- Your instructions
Retype all material exactly. Pictures stay out of the copy.

--- start of Supplied material ---

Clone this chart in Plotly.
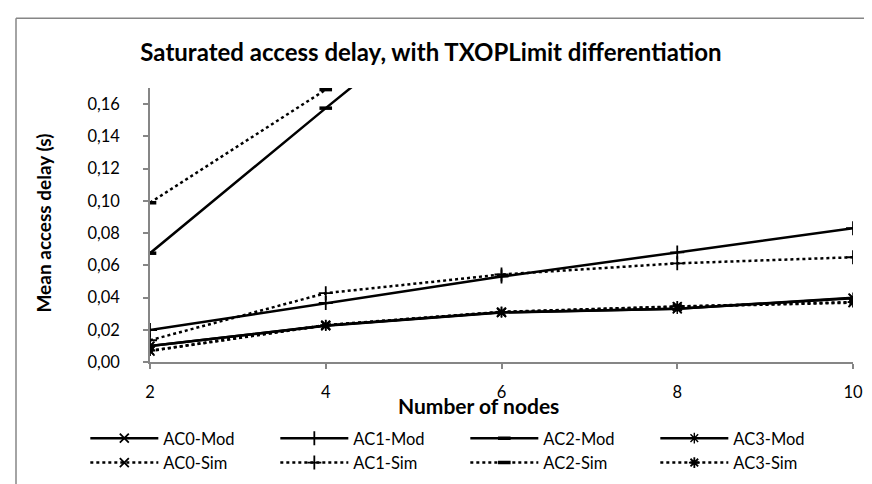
import plotly.graph_objects as go

nodes = [2, 4, 6, 8, 10]
ac0_mod = [0.0099, 0.0225, 0.0307, 0.0330, 0.0396]
ac1_mod = [0.0198, 0.0366, 0.0530, 0.0680, 0.0830]
ac2_mod = [0.0675, 0.1575, 0.2460, 0.3350, 0.4200]
ac3_mod = [0.0099, 0.0226, 0.0308, 0.0331, 0.0398]
ac0_sim = [0.0068, 0.0228, 0.0310, 0.0343, 0.0368]
ac1_sim = [0.0135, 0.0427, 0.0543, 0.0612, 0.0650]
ac2_sim = [0.0988, 0.1690, 0.2400, 0.3200, 0.4000]
ac3_sim = [0.0070, 0.0229, 0.0311, 0.0345, 0.0372]

series = [
    ("AC0-Mod", ac0_mod, "solid", "x-thin", 9, 1.8),
    ("AC1-Mod", ac1_mod, "solid", "cross-thin", 10, 1.8),
    ("AC2-Mod", ac2_mod, "solid", "line-ew", 9, 3.5),
    ("AC3-Mod", ac3_mod, "solid", "asterisk", 9, 1.4),
    ("AC0-Sim", ac0_sim, "dot", "x-thin", 9, 1.8),
    ("AC1-Sim", ac1_sim, "dot", "cross-thin", 10, 1.8),
    ("AC2-Sim", ac2_sim, "dot", "line-ew", 9, 3.5),
    ("AC3-Sim", ac3_sim, "dot", "asterisk", 9, 1.8),
]

FONT = "Lato"
GRAY = "#868686"

fig = go.Figure()
for name, vals, dash, sym, size, lw in series:
    fig.add_trace(go.Scatter(
        x=nodes, y=vals, name=name, mode="lines+markers",
        line=dict(color="black", width=2.5, dash=dash),
        marker=dict(symbol=sym, size=size, color="black",
                    line=dict(color="black", width=lw)),
    ))

fig.update_layout(
    width=872, height=484,
    margin=dict(l=142, r=27, t=80, b=121),
    paper_bgcolor="white", plot_bgcolor="white",
    separators=",.",
    font=dict(family=FONT, size=16.5, color="black"),
    title=dict(text="<b>Saturated access delay, with TXOPLimit differentiation</b>",
               x=0.485, xanchor="center", y=1 - 45 / 484, yanchor="middle",
               font=dict(family=FONT, size=24, color="black")),
    showlegend=True,
    legend=dict(orientation="h", x=-0.092, xanchor="left", y=-0.215, yanchor="top",
                itemwidth=68, entrywidth=107, tracegroupgap=0,
                font=dict(family=FONT, size=16.5, color="black"),
                bgcolor="rgba(0,0,0,0)"),
)

fig.update_xaxes(range=[2, 10], tickvals=nodes, ticktext=[str(n) for n in nodes],
                 showline=True, linecolor=GRAY, linewidth=1.5,
                 ticks="outside", ticklen=5, tickcolor=GRAY, tickwidth=1.5,
                 ticklabelstandoff=9,
                 showgrid=False, zeroline=False)
fig.update_yaxes(range=[0, 0.17], dtick=0.02, tick0=0, tickformat=".2f",
                 showline=True, linecolor=GRAY, linewidth=1.5,
                 ticks="outside", ticklen=5, tickcolor=GRAY, tickwidth=1.5,
                 ticklabelstandoff=20,
                 showgrid=False, zeroline=False)

fig.add_annotation(text="<b>Number of nodes</b>", xref="paper", yref="paper",
                   x=(470 - 142) / 703, y=(363 - 408) / 283, xanchor="center",
                   yanchor="middle", showarrow=False,
                   font=dict(family=FONT, size=21, color="black"))
fig.add_annotation(text="<b>Mean access delay (s)</b>", xref="paper", yref="paper",
                   x=(36 - 142) / 703, y=(363 - 220) / 283, xanchor="center", yanchor="middle",
                   textangle=-90, showarrow=False,
                   font=dict(family=FONT, size=19, color="black"))

# chart border (cropped on right/bottom in the reference)
fig.add_shape(type="line", xref="paper", yref="paper",
              x0=(8 - 142) / 703, x1=(8 - 142) / 703,
              y0=(363 - 520) / 283, y1=(363 - 8) / 283,
              line=dict(color=GRAY, width=1.5), layer="below")
fig.add_shape(type="line", xref="paper", yref="paper",
              x0=(8 - 142) / 703, x1=(900 - 142) / 703,
              y0=(363 - 8) / 283, y1=(363 - 8) / 283,
              line=dict(color=GRAY, width=1.5), layer="below")

fig.write_html("out.html")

--- end of Supplied material ---

- Expected answer
Clone this chart in Plotly.
import plotly.graph_objects as go

nodes = [2, 4, 6, 8, 10]
ac0_mod = [0.0099, 0.0225, 0.0307, 0.0330, 0.0396]
ac1_mod = [0.0198, 0.0366, 0.0530, 0.0680, 0.0830]
ac2_mod = [0.0675, 0.1575, 0.2460, 0.3350, 0.4200]
ac3_mod = [0.0099, 0.0226, 0.0308, 0.0331, 0.0398]
ac0_sim = [0.0068, 0.0228, 0.0310, 0.0343, 0.0368]
ac1_sim = [0.0135, 0.0427, 0.0543, 0.0612, 0.0650]
ac2_sim = [0.0988, 0.1690, 0.2400, 0.3200, 0.4000]
ac3_sim = [0.0070, 0.0229, 0.0311, 0.0345, 0.0372]

series = [
    ("AC0-Mod", ac0_mod, "solid", "x-thin", 9, 1.8),
    ("AC1-Mod", ac1_mod, "solid", "cross-thin", 10, 1.8),
    ("AC2-Mod", ac2_mod, "solid", "line-ew", 9, 3.5),
    ("AC3-Mod", ac3_mod, "solid", "asterisk", 9, 1.4),
    ("AC0-Sim", ac0_sim, "dot", "x-thin", 9, 1.8),
    ("AC1-Sim", ac1_sim, "dot", "cross-thin", 10, 1.8),
    ("AC2-Sim", ac2_sim, "dot", "line-ew", 9, 3.5),
    ("AC3-Sim", ac3_sim, "dot", "asterisk", 9, 1.8),
]

FONT = "Lato"
GRAY = "#868686"

fig = go.Figure()
for name, vals, dash, sym, size, lw in series:
    fig.add_trace(go.Scatter(
        x=nodes, y=vals, name=name, mode="lines+markers",
        line=dict(color="black", width=2.5, dash=dash),
        marker=dict(symbol=sym, size=size, color="black",
                    line=dict(color="black", width=lw)),
    ))

fig.update_layout(
    width=872, height=484,
    margin=dict(l=142, r=27, t=80, b=121),
    paper_bgcolor="white", plot_bgcolor="white",
    separators=",.",
    font=dict(family=FONT, size=16.5, color="black"),
    title=dict(text="<b>Saturated access delay, with TXOPLimit differentiation</b>",
               x=0.485, xanchor="center", y=1 - 45 / 484, yanchor="middle",
               font=dict(family=FONT, size=24, color="black")),
    showlegend=True,
    legend=dict(orientation="h", x=-0.092, xanchor="left", y=-0.215, yanchor="top",
                itemwidth=68, entrywidth=107, tracegroupgap=0,
                font=dict(family=FONT, size=16.5, color="black"),
                bgcolor="rgba(0,0,0,0)"),
)

fig.update_xaxes(range=[2, 10], tickvals=nodes, ticktext=[str(n) for n in nodes],
                 showline=True, linecolor=GRAY, linewidth=1.5,
                 ticks="outside", ticklen=5, tickcolor=GRAY, tickwidth=1.5,
                 ticklabelstandoff=9,
                 showgrid=False, zeroline=False)
fig.update_yaxes(range=[0, 0.17], dtick=0.02, tick0=0, tickformat=".2f",
                 showline=True, linecolor=GRAY, linewidth=1.5,
                 ticks="outside", ticklen=5, tickcolor=GRAY, tickwidth=1.5,
                 ticklabelstandoff=20,
                 showgrid=False, zeroline=False)

fig.add_annotation(text="<b>Number of nodes</b>", xref="paper", yref="paper",
                   x=(470 - 142) / 703, y=(363 - 408) / 283, xanchor="center",
                   yanchor="middle", showarrow=False,
                   font=dict(family=FONT, size=21, color="black"))
fig.add_annotation(text="<b>Mean access delay (s)</b>", xref="paper", yref="paper",
                   x=(36 - 142) / 703, y=(363 - 220) / 283, xanchor="center", yanchor="middle",
                   textangle=-90, showarrow=False,
                   font=dict(family=FONT, size=19, color="black"))

# chart border (cropped on right/bottom in the reference)
fig.add_shape(type="line", xref="paper", yref="paper",
              x0=(8 - 142) / 703, x1=(8 - 142) / 703,
              y0=(363 - 520) / 283, y1=(363 - 8) / 283,
              line=dict(color=GRAY, width=1.5), layer="below")
fig.add_shape(type="line", xref="paper", yref="paper",
              x0=(8 - 142) / 703, x1=(900 - 142) / 703,
              y0=(363 - 8) / 283, y1=(363 - 8) / 283,
              line=dict(color=GRAY, width=1.5), layer="below")

fig.write_html("out.html")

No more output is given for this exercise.